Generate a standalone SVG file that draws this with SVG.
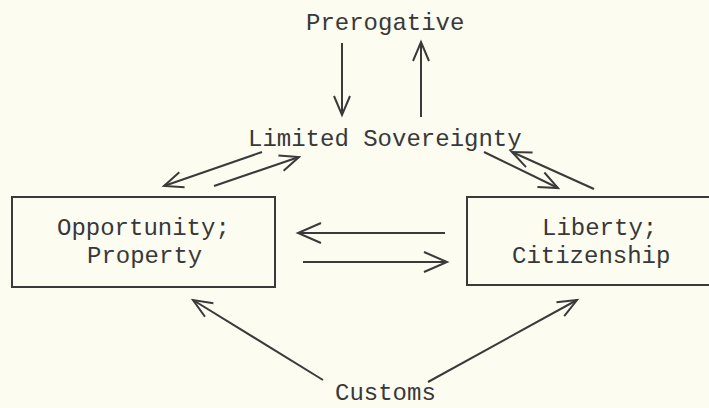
<svg xmlns="http://www.w3.org/2000/svg" width="709" height="408" viewBox="0 0 709 408">
<style>
text{font-family:"Liberation Mono","Courier New",monospace;font-size:24px;fill:#383838}
.box{fill:none;stroke:#3a3a3a;stroke-width:2}
.c line{stroke:#3a3a3a;stroke-width:2;fill:none}
.a{marker-end:url(#arr)}
.b{marker-end:url(#arrb)}
</style>
<defs>
<marker id="arr" markerUnits="userSpaceOnUse" viewBox="-25 -12 30 24" markerWidth="30" markerHeight="24" refX="0" refY="0" orient="auto" overflow="visible">
<path d="M-19,-8 L0,0 L-19,8" fill="none" stroke="#3a3a3a" stroke-width="2"/>
</marker>
<marker id="arrb" markerUnits="userSpaceOnUse" viewBox="-30 -14 34 28" markerWidth="34" markerHeight="28" refX="0" refY="0" orient="auto" overflow="visible">
<path d="M-23,-10 L0,0 L-23,10" fill="none" stroke="#3a3a3a" stroke-width="2"/>
</marker>
</defs>
<rect width="709" height="408" fill="#fcfcf1"/>
<g id="prerogative"><text x="306" y="30">Prerogative</text></g>
<g id="limited-sovereignty"><text x="248" y="146">Limited Sovereignty</text></g>
<g id="opportunity-property">
<rect class="box" x="12" y="197" width="263" height="90"/>
<text x="57" y="235">Opportunity;</text>
<text x="87" y="263">Property</text>
</g>
<g id="liberty-citizenship">
<rect class="box" x="467" y="197" width="260" height="88"/>
<text x="542" y="235">Liberty;</text>
<text x="512" y="263">Citizenship</text>
</g>
<g id="customs"><text x="335" y="400">Customs</text></g>
<g class="c" id="connectors">
<line class="a" x1="342" y1="43" x2="342" y2="115"/>
<line class="a" x1="421" y1="117" x2="421" y2="42"/>
<line class="a" x1="262" y1="152" x2="164" y2="186"/>
<line class="a" x1="214" y1="186" x2="299" y2="157"/>
<line class="a" x1="484" y1="152" x2="558" y2="188"/>
<line class="a" x1="594" y1="189" x2="512" y2="152"/>
<line class="b" x1="445" y1="233" x2="298" y2="233"/>
<line class="b" x1="303" y1="262" x2="447" y2="262"/>
<line class="a" x1="323" y1="380" x2="193" y2="300"/>
<line class="a" x1="428" y1="382" x2="577" y2="300"/>
</g>
</svg>
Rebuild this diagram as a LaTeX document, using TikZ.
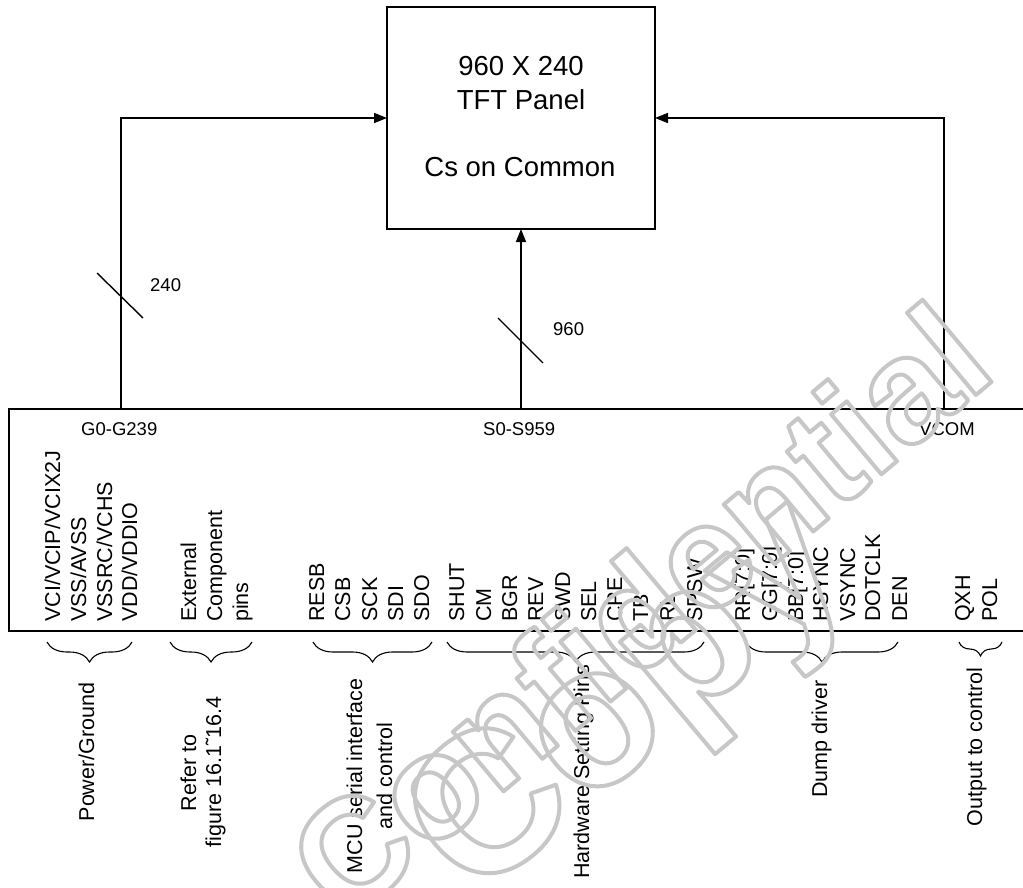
\documentclass[tikz,border=0pt]{standalone}
\usepackage{fontspec}
\setmainfont{Liberation Sans}
\usetikzlibrary{arrows.meta,decorations.pathreplacing}
\colorlet{wmgray}{black!22}
\begin{document}
\begin{tikzpicture}[x=1pt,y=-1pt,
  arr/.style={line width=1.6pt,-{Triangle[length=13pt,width=10pt]}},
  box/.style={draw,line width=1.6pt,inner sep=0pt,outer sep=0pt},
  pin/.style={rotate=90,anchor=base west,inner sep=0pt,font=\fontsize{21.5}{26}\selectfont},
  grp/.style={rotate=90,anchor=base,inner sep=0pt,font=\fontsize{21.5}{26}\selectfont},
  bus/.style={anchor=base west,inner sep=0pt,font=\fontsize{18.5}{22}\selectfont},
  ptext/.style={anchor=base,inner sep=0pt,font=\fontsize{27.5}{33}\selectfont},
  brc/.style={decorate,decoration={brace,amplitude=20pt,mirror},line width=1.1pt},
  slash/.style={line width=1.4pt},
  wm/.style={rotate=40,anchor=base,inner sep=0pt,text=wmgray}
]
\useasboundingbox (0,0) rectangle (1023,888);

% panel
\node[box,minimum width=268pt,minimum height=222pt] (panel) at (521,118) {};
\node[ptext] (t1) at (521,76) {960 X 240};
\node[ptext] (t2) at (521,110) {TFT Panel};
\node[ptext] (t3) at (520,177) {Cs on Common};

% driver chip
\node[box,minimum width=1040pt,minimum height=222pt,anchor=north west] (chip) at (9,409) {};
\coordinate (gtap) at (121,409);
\coordinate (stap) at (521,409);
\coordinate (vtap) at (944,409);
\draw[arr] (gtap) |- (panel.west);
\draw[arr] (vtap) |- (panel.east);
\draw[arr] (stap) -- (panel.south);

% bus slashes
\draw[slash] (97,273) -- (143,318);
\draw[slash] (498,318) -- (543,363);
\node[bus] (l240) at (150,291) {240};
\node[bus] (l960) at (553,335) {960};

\node[bus] (lg) at (81,435) {G0-G239};
\node[bus] (ls) at (483,435) {S0-S959};
\node[bus] (lv) at (919,435) {VCOM};

% pins
\node[pin] (p1) at (60,622) {VCI/VCIP/VCIX2J};
\node[pin] (p2) at (86,622) {VSS/AVSS};
\node[pin] (p3) at (112,622) {VSSRC/VCHS};
\node[pin] (p4) at (137,622) {VDD/VDDIO};
\node[pin] (p5) at (196,622) {External};
\node[pin] (p6) at (222,622) {Component};
\node[pin] (p7) at (248,622) {pins};
\node[pin] (p8) at (324,622) {RESB};
\node[pin] (p9) at (350,622) {CSB};
\node[pin] (p10) at (377,622) {SCK};
\node[pin] (p11) at (403,622) {SDI};
\node[pin] (p12) at (429,622) {SDO};
\node[pin] (p13) at (464,622) {SHUT};
\node[pin] (p14) at (491,622) {CM};
\node[pin] (p15) at (517,622) {BGR};
\node[pin] (p16) at (543,622) {REV};
\node[pin] (p17) at (570,622) {SWD};
\node[pin] (p18) at (596,622) {SEL};
\node[pin] (p19) at (622,622) {CPE};
\node[pin] (p20) at (648,622) {TB};
\node[pin] (p21) at (675,622) {RL};
\node[pin] (p22) at (702,622) {SPSW};
\node[pin] (p23) at (750,622) {RR[7:0]};
\node[pin] (p24) at (777,622) {GG[7:0]};
\node[pin] (p25) at (803,622) {BB[7:0]};
\node[pin] (p26) at (828,622) {HSYNC};
\node[pin] (p27) at (855,622) {VSYNC};
\node[pin] (p28) at (880,622) {DOTCLK};
\node[pin] (p29) at (907,622) {DEN};
\node[pin] (p30) at (970,622) {QXH};
\node[pin] (p31) at (997,622) {POL};

% braces
\draw[brc] (47,642) -- (132,642);
\draw[brc] (170,642) -- (252,642);
\draw[brc] (313,642) -- (432,642);
\draw[brc] (447,642) -- (704,642);
\draw[brc] (746,642) -- (898,642);
\draw[brc,decoration={amplitude=14pt}] (959,642) -- (1002,642);

% group labels
\node[grp] (g1) at (94,752) {Power/Ground};
\node[grp] (g2a) at (196,773) {Refer to};
\node[grp] (g2b) at (221,772) {figure 16.1\symbol{"02DC}16.4};
\node[grp] (g3a) at (362,776) {MCU serial interface};
\node[grp] (g3b) at (392,776) {and control};
\node[grp] (g4) at (589,772) {Hardware Setting Pins};
\node[grp] (g5) at (827,739) {Dump driver};
\node[grp] (g6) at (982,747) {Output to control};

% watermark
\node[wm,font=\fontsize{148}{148}\selectfont\bfseries] (wm1) at (672,650)
  {\special{pdf:literal direct 1 Tr 4 w 1 j}Confidential\special{pdf:literal direct 0 Tr}};
\node[wm,font=\fontsize{200}{200}\selectfont\bfseries] (wm2) at (665,742)
  {\special{pdf:literal direct 1 Tr 4 w 1 j}Copy\special{pdf:literal direct 0 Tr}};
\end{tikzpicture}
\end{document}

####################

▶ **What you have to do**:
Across the entries, how many lines contain "this"? Reply with the number only.

▶ **Task solution**:
2